--- BEGIN RECORDED INFORMATION ---

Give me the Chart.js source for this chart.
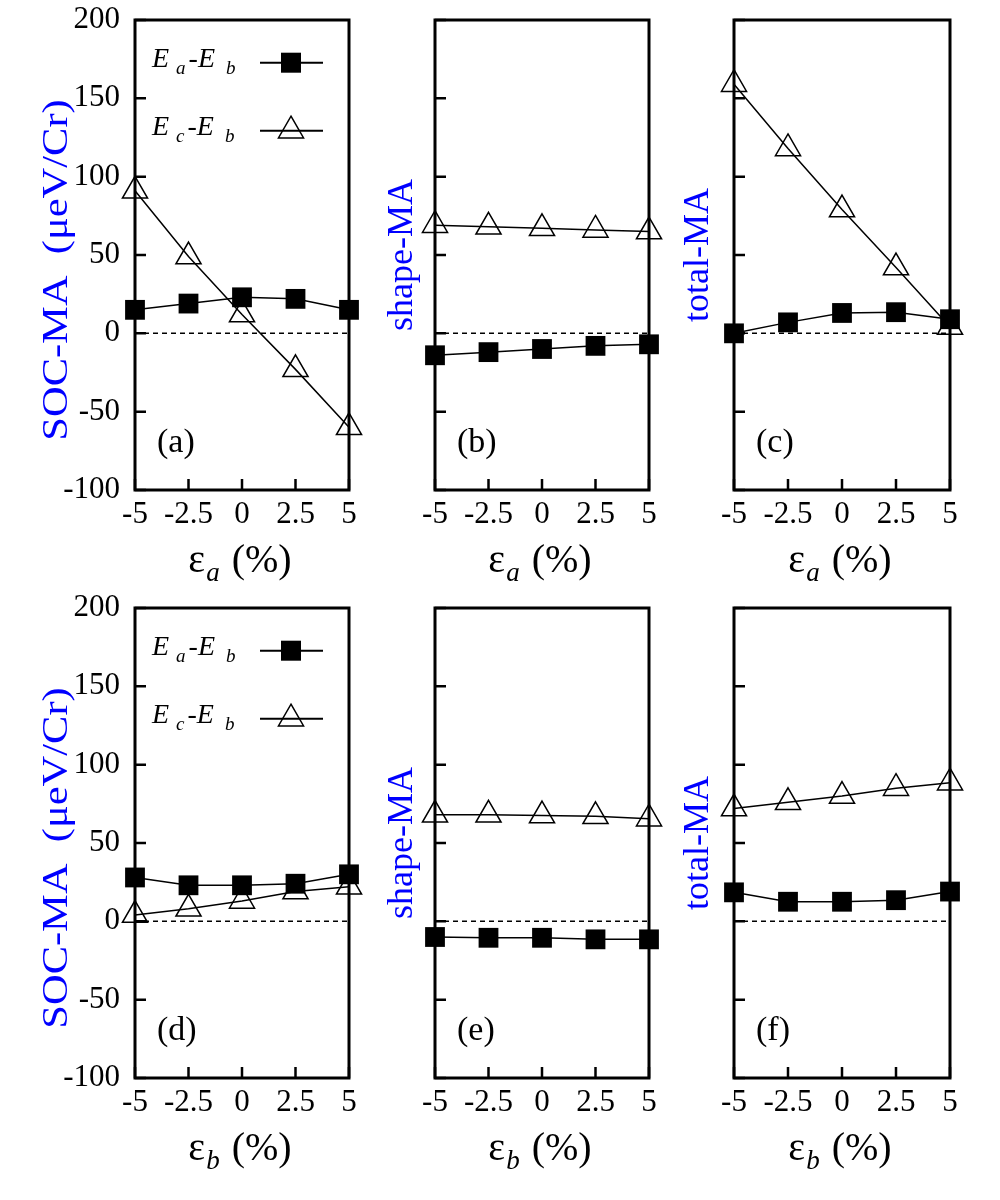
<!DOCTYPE html>
<html>
<head>
<meta charset="utf-8">
<script src="https://cdn.jsdelivr.net/npm/chart.js@4/dist/chart.umd.min.js"></script>
<style>
  body { margin: 0; background: #fff; }
  #wrap { position: relative; width: 1000px; height: 1200px; }
  canvas { position: absolute; }
</style>
</head>
<body>
<div id="wrap">
  <canvas id="pa"></canvas><canvas id="pb"></canvas><canvas id="pc"></canvas>
  <canvas id="pd"></canvas><canvas id="pe"></canvas><canvas id="pf"></canvas>
</div>
<script>
// strain values (x) and tick labels
const strain = [-5, -2.5, 0, 2.5, 5];
const xTicks = [-5, -2.5, 0, 2.5, 5];
const xTickLabels = ['-5', '-2.5', '0', '2.5', '5'];
const yTicks = [-100, -50, 0, 50, 100, 150, 200];

// strain along a
const socA_ab = [15, 19, 23, 22, 15];
const socA_cb = [91, 49, 12, -23, -60];
const shapeA_ab = [-14, -12, -10, -8, -7];
const shapeA_cb = [69, 68, 67, 66, 65];
const totalA_ab = [0, 7, 13, 13.5, 9];
const totalA_cb = [159, 118, 79, 42, 4];

// strain along b
const socB_ab = [28, 23, 23, 24, 30];
const socB_cb = [4, 8, 13, 19, 22];
const shapeB_ab = [-10, -10.5, -10.5, -11.5, -11.5];
const shapeB_cb = [68, 68, 67.5, 67, 65.5];
const totalB_ab = [18.5, 12.5, 12.5, 13.5, 19];
const totalB_cb = [72, 76, 80, 85, 88.5];

const SERIF = "'Liberation Serif', 'Times New Roman', serif";

// canvas boxes and plot areas (page px)
const colBox = [[0, 380], [380, 300], [680, 320]];
const colArea = [[135, 349], [435, 649], [734, 950]];
const rowBox = [[0, 595], [595, 605]];
const rowArea = [[20, 490], [608, 1078]];

const panels = [
  { id: 'pa', col: 0, row: 0, ab: socA_ab, cb: socA_cb, title: 'SOC-MA  (\u03bceV/Cr)', label: '(a)', sub: 'a' },
  { id: 'pb', col: 1, row: 0, ab: shapeA_ab, cb: shapeA_cb, title: 'shape-MA', label: '(b)', sub: 'a' },
  { id: 'pc', col: 2, row: 0, ab: totalA_ab, cb: totalA_cb, title: 'total-MA', label: '(c)', sub: 'a' },
  { id: 'pd', col: 0, row: 1, ab: socB_ab, cb: socB_cb, title: 'SOC-MA  (\u03bceV/Cr)', label: '(d)', sub: 'b' },
  { id: 'pe', col: 1, row: 1, ab: shapeB_ab, cb: shapeB_cb, title: 'shape-MA', label: '(e)', sub: 'b' },
  { id: 'pf', col: 2, row: 1, ab: totalB_ab, cb: totalB_cb, title: 'total-MA', label: '(f)', sub: 'b' }
];

function richText(ctx, parts, x, y) {
  let cx = x;
  parts.forEach(p => {
    ctx.font = p.font;
    cx += p.gap || 0;
    ctx.fillText(p.t, cx, y + (p.dy || 0));
    cx += ctx.measureText(p.t).width;
  });
  return cx;
}

function triangle(ctx, x, y, r) {
  ctx.beginPath();
  for (let k = 0; k < 3; k++) {
    const a = k * 2 * Math.PI / 3;
    const px = x + Math.sin(a) * r, py = y - Math.cos(a) * r;
    if (k === 0) ctx.moveTo(px, py); else ctx.lineTo(px, py);
  }
  ctx.closePath();
  ctx.stroke();
}

const decorPlugin = {
  id: 'decor',
  beforeDatasetsDraw(chart) {
    const ctx = chart.ctx, a = chart.chartArea, y = chart.scales.y, x = chart.scales.x;
    ctx.save();
    ctx.strokeStyle = '#000';
    // zero line
    ctx.lineWidth = 1.5;
    ctx.setLineDash([5, 4]);
    const y0 = y.getPixelForValue(0);
    ctx.beginPath(); ctx.moveTo(a.left, y0); ctx.lineTo(a.right, y0); ctx.stroke();
    ctx.setLineDash([]);
    // frame
    ctx.lineWidth = 3;
    ctx.strokeRect(a.left, a.top, a.right - a.left, a.bottom - a.top);
    // inward ticks
    ctx.lineWidth = 2.5;
    ctx.beginPath();
    yTicks.forEach(v => { const py = y.getPixelForValue(v); ctx.moveTo(a.left, py); ctx.lineTo(a.left + 11, py); });
    xTicks.forEach(v => { const px = x.getPixelForValue(v); ctx.moveTo(px, a.bottom); ctx.lineTo(px, a.bottom - 11); });
    ctx.stroke();
    ctx.restore();
  },
  afterDraw(chart) {
    const p = chart.options.plugins.decor;
    const ctx = chart.ctx, a = chart.chartArea;
    ctx.save();
    ctx.fillStyle = '#000';
    ctx.textAlign = 'left';
    ctx.textBaseline = 'alphabetic';

    // panel label
    ctx.font = '34px ' + SERIF;
    ctx.fillText(p.label, a.left + 22, a.top + 432);

    // x title  ε_a (%)
    const cx = (a.left + a.right) / 2 - 2;
    const xParts = [
      { t: '\u03b5', font: '40px ' + SERIF },
      { t: p.sub, font: 'italic 27px ' + SERIF, dy: 9, gap: 1 },
      { t: ' (%)', font: '40px ' + SERIF, gap: 2 }
    ];
    let w = 0;
    xParts.forEach(q => { ctx.font = q.font; w += ctx.measureText(q.t).width + (q.gap || 0); });
    richText(ctx, xParts, cx - w / 2, a.bottom + 82);

    // y title (blue, rotated)
    ctx.fillStyle = '#0000ff';
    ctx.font = '36px ' + SERIF;
    ctx.save();
    ctx.translate(a.left - p.titleOff, a.top + p.titleMid);
    ctx.rotate(-Math.PI / 2);
    ctx.scale(p.stretch, 1);
    ctx.textAlign = 'center';
    ctx.fillText(p.title, 0, 0);
    ctx.restore();

    // legend
    if (p.legend) {
      ctx.fillStyle = '#000';
      ctx.strokeStyle = '#000';
      [['a', 0], ['c', 68]].forEach(([s, off]) => {
        const by = a.top + 47 + off;
        richText(ctx, [
          { t: 'E', font: 'italic 28px ' + SERIF },
          { t: s, font: 'italic 19px ' + SERIF, dy: 7, gap: 7 },
          { t: '-', font: '28px ' + SERIF, gap: 3 },
          { t: 'E', font: 'italic 28px ' + SERIF, gap: 0 },
          { t: 'b', font: 'italic 19px ' + SERIF, dy: 7, gap: 11 }
        ], a.left + 17, by);
        const ly = a.top + 42.7 + off;
        ctx.lineWidth = 2;
        ctx.beginPath(); ctx.moveTo(a.left + 125, ly); ctx.lineTo(a.left + 188, ly); ctx.stroke();
        if (off === 0) {
          ctx.fillRect(a.left + 146, ly - 10, 20, 20);
        } else {
          ctx.lineWidth = 1.5;
          triangle(ctx, a.left + 156, ly, 14.5);
        }
      });
    }
    ctx.restore();
  }
};

panels.forEach(pn => {
  const [bl, bw] = colBox[pn.col];
  const [bt, bh] = rowBox[pn.row];
  const [al, ar] = colArea[pn.col];
  const [at, ab] = rowArea[pn.row];
  const cv = document.getElementById(pn.id);
  cv.width = bw; cv.height = bh;
  cv.style.left = bl + 'px'; cv.style.top = bt + 'px';
  cv.style.width = bw + 'px'; cv.style.height = bh + 'px';
  const xH = 40;
  const yW = al - bl;
  const showY = pn.col === 0;

  new Chart(cv, {
    type: 'line',
    data: {
      datasets: [
        {
          label: 'Ea-Eb',
          data: strain.map((v, i) => ({ x: v, y: pn.ab[i] })),
          borderColor: '#000', borderWidth: 1.5,
          pointStyle: 'rect', pointRadius: 14, pointHoverRadius: 14,
          pointBackgroundColor: '#000', pointBorderColor: '#000', pointBorderWidth: 0,
          clip: false, order: 0
        },
        {
          label: 'Ec-Eb',
          data: strain.map((v, i) => ({ x: v, y: pn.cb[i] })),
          borderColor: '#000', borderWidth: 1.5,
          pointStyle: 'triangle', pointRadius: 14.5, pointHoverRadius: 14.5,
          pointBackgroundColor: 'rgba(0,0,0,0)', pointBorderColor: '#000', pointBorderWidth: 1.5,
          clip: false, order: 1
        }
      ]
    },
    options: {
      responsive: false,
      animation: false,
      events: [],
      layout: {
        autoPadding: false,
        padding: { left: 0, top: at - bt, right: bl + bw - ar, bottom: bt + bh - ab - xH }
      },
      plugins: {
        legend: { display: false },
        tooltip: { enabled: false },
        decor: {
          label: pn.label, sub: pn.sub, title: pn.title, legend: pn.col === 0,
          titleOff: showY ? 68 : (pn.col === 1 ? 23 : 26),
          titleMid: showY ? 250 : 235,
          stretch: showY ? 1.18 : 1.0
        }
      },
      scales: {
        x: {
          type: 'linear', min: -5, max: 5,
          afterBuildTicks: s => { s.ticks = xTicks.map(v => ({ value: v })); },
          afterFit: s => { s.height = xH; s.paddingLeft = 0; s.paddingRight = 0; },
          grid: { display: false, drawTicks: false },
          border: { display: false },
          ticks: {
            autoSkip: false, maxRotation: 0, padding: 6, color: '#000',
            font: { family: SERIF, size: 31 },
            callback: (v, i) => xTickLabels[i]
          }
        },
        y: {
          type: 'linear', min: -100, max: 200,
          afterBuildTicks: s => { s.ticks = yTicks.map(v => ({ value: v })); },
          afterFit: s => { s.width = yW; s.paddingTop = 0; s.paddingBottom = 0; },
          grid: { display: false, drawTicks: false },
          border: { display: false },
          ticks: {
            display: showY, padding: 15, color: '#000',
            font: { family: SERIF, size: 31 }
          }
        }
      }
    },
    plugins: [decorPlugin]
  });
});
</script>
</body>
</html>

--- END RECORDED INFORMATION ---

DIRECTIONS FOR THIS TASK: Write out, word for word, the lines from the start of the data through the one holding "const yTicks = [-100, -50, 0, 50, 100, 150, 200];". Omit pictures.

WRITTEN RESPONSE:
Give me the Chart.js source for this chart.
<!DOCTYPE html>
<html>
<head>
<meta charset="utf-8">
<script src="https://cdn.jsdelivr.net/npm/chart.js@4/dist/chart.umd.min.js"></script>
<style>
  body { margin: 0; background: #fff; }
  #wrap { position: relative; width: 1000px; height: 1200px; }
  canvas { position: absolute; }
</style>
</head>
<body>
<div id="wrap">
  <canvas id="pa"></canvas><canvas id="pb"></canvas><canvas id="pc"></canvas>
  <canvas id="pd"></canvas><canvas id="pe"></canvas><canvas id="pf"></canvas>
</div>
<script>
// strain values (x) and tick labels
const strain = [-5, -2.5, 0, 2.5, 5];
const xTicks = [-5, -2.5, 0, 2.5, 5];
const xTickLabels = ['-5', '-2.5', '0', '2.5', '5'];
const yTicks = [-100, -50, 0, 50, 100, 150, 200];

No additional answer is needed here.